**Task to complete:** Your task is to retype, word for word, the lines from the start of the data through the line holding "const height = 729;". Do not include the pictures.

**Recorded data:**
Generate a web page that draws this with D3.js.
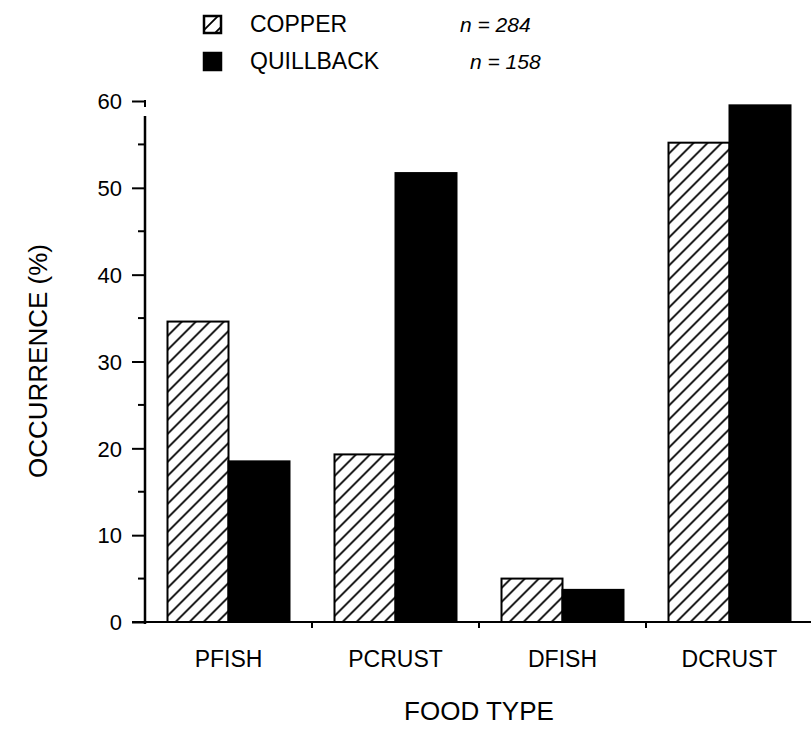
<!DOCTYPE html>
<html lang="en">
<head>
    <meta charset="UTF-8">
    <title>Food type occurrence</title>
    <script src="https://d3js.org/d3.v7.min.js"></script>
    <style>
        body {margin: 0; background: white;}
        text {
            font-family: "Liberation Sans", Arial, sans-serif;
            fill: black;
        }
    </style>
</head>
<body>
<script>
    const width = 811;
    const height = 729;

    // data
    const foodTypes = ["PFISH", "PCRUST", "DFISH", "DCRUST"];
    const species   = ["COPPER", "QUILLBACK"];
    const sampleN   = ["n = 284", "n = 158"];
    const copper    = [34.6, 19.3, 5.0, 55.2];
    const quillback = [18.5, 51.7, 3.7, 59.5];
    const yTicks    = [0, 10, 20, 30, 40, 50, 60];
    const yMinor    = [5, 15, 25, 35, 45, 55];

    const rows = foodTypes.map((f, i) => ({food: f, values: [copper[i], quillback[i]]}));

    const svg = d3.select("body").append("svg")
            .attr("width", width).attr("height", height);

    // hatch pattern for copper
    const pat = svg.append("defs").append("pattern")
            .attr("id", "hatch")
            .attr("patternUnits", "userSpaceOnUse")
            .attr("width", 14).attr("height", 14);
    pat.append("rect").attr("width", 14).attr("height", 14).style("fill", "white");
    pat.append("path")
            .attr("d", "M-2,16 L16,-2 M-2,2 L2,-2 M12,16 L16,12")
            .style("stroke", "black").style("stroke-width", 1.8);

    const x = d3.scaleBand().domain(foodTypes).range([145, 813]);
    const xs = d3.scaleBand().domain(species).range([0, 122]);
    const y = d3.scaleLinear().domain([0, 60]).range([622, 101]);

    const fills = ["url(#hatch)", "black"];

    // bars
    const group = svg.selectAll("g.food")
            .data(rows)
            .enter()
            .append("g")
            .attr("class", "food")
            .attr("transform", d => `translate(${x(d.food) + (x.bandwidth() - 122) / 2},0)`);

    group.selectAll("rect")
            .data(d => d.values.map((v, i) => ({sp: species[i], v: v, i: i})))
            .enter()
            .append("rect")
            .attr("x", d => xs(d.sp))
            .attr("width", xs.bandwidth())
            .attr("y", d => y(d.v))
            .attr("height", d => y(0) - y(d.v))
            .style("fill", d => fills[d.i])
            .style("stroke", "black")
            .style("stroke-width", 2);

    // y axis
    const yAxis = d3.axisLeft(y).tickValues(yTicks).tickSize(12).tickPadding(10);
    const ga = svg.append("g").attr("transform", "translate(144,0)").call(yAxis);
    ga.select(".domain").remove();
    ga.selectAll(".tick line").style("stroke", "black").style("stroke-width", 2);
    ga.selectAll(".tick text")
            .style("font-size", "22px")
            .style("font-family", "'Liberation Sans', Arial, sans-serif")
            .attr("dy", "0.35em");
    svg.append("g").selectAll("line")
            .data(yMinor).enter().append("line")
            .attr("x1", 138).attr("x2", 145)
            .attr("y1", d => y(d)).attr("y2", d => y(d))
            .style("stroke", "black").style("stroke-width", 2);
    // small hook at the top tick
    svg.append("line")
            .attr("x1", 145).attr("x2", 145)
            .attr("y1", y(60) - 1).attr("y2", y(60) + 6)
            .style("stroke", "black").style("stroke-width", 2);
    svg.append("line")
            .attr("x1", 145).attr("x2", 145)
            .attr("y1", y(60) + 15).attr("y2", y(0) + 2)
            .style("stroke", "black").style("stroke-width", 2.5);

    // x axis
    svg.append("line")
            .attr("x1", 132).attr("x2", 811)
            .attr("y1", y(0)).attr("y2", y(0))
            .style("stroke", "black").style("stroke-width", 2);
    svg.append("g").selectAll("line")
            .data(foodTypes.slice(1)).enter().append("line")
            .attr("x1", d => x(d)).attr("x2", d => x(d))
            .attr("y1", y(0)).attr("y2", y(0) + 6)
            .style("stroke", "black").style("stroke-width", 2);
    svg.append("g").selectAll("text")
            .data(foodTypes).enter().append("text")
            .attr("x", d => x(d) + x.bandwidth() / 2)
            .attr("y", 667)
            .attr("text-anchor", "middle")
            .style("font-size", "23px")
            .text(d => d);

    // axis titles
    svg.append("text")
            .attr("x", 479).attr("y", 720)
            .attr("text-anchor", "middle")
            .style("font-size", "26px")
            .text("FOOD TYPE");
    svg.append("text")
            .attr("transform", "translate(47,361) rotate(-90)")
            .attr("text-anchor", "middle")
            .style("font-size", "26px")
            .text("OCCURRENCE (%)");

    // legend
    const legend = svg.selectAll("g.legend")
            .data(species)
            .enter()
            .append("g")
            .attr("class", "legend")
            .attr("transform", (d, i) => `translate(204,${16 + i * 37})`);
    legend.append("rect")
            .attr("width", 17).attr("height", 17)
            .style("fill", (d, i) => fills[i])
            .style("stroke", "black").style("stroke-width", 2.5);
    legend.append("text")
            .attr("x", 46).attr("y", 16)
            .style("font-size", "23px")
            .text(d => d);
    legend.append("text")
            .attr("x", (d, i) => i === 0 ? 256 : 266).attr("y", 16)
            .style("font-size", "21px")
            .style("font-style", "italic")
            .text((d, i) => sampleN[i]);
</script>
</body>
</html>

**Written solution:**
Generate a web page that draws this with D3.js.
<!DOCTYPE html>
<html lang="en">
<head>
    <meta charset="UTF-8">
    <title>Food type occurrence</title>
    <script src="https://d3js.org/d3.v7.min.js"></script>
    <style>
        body {margin: 0; background: white;}
        text {
            font-family: "Liberation Sans", Arial, sans-serif;
            fill: black;
        }
    </style>
</head>
<body>
<script>
    const width = 811;
    const height = 729;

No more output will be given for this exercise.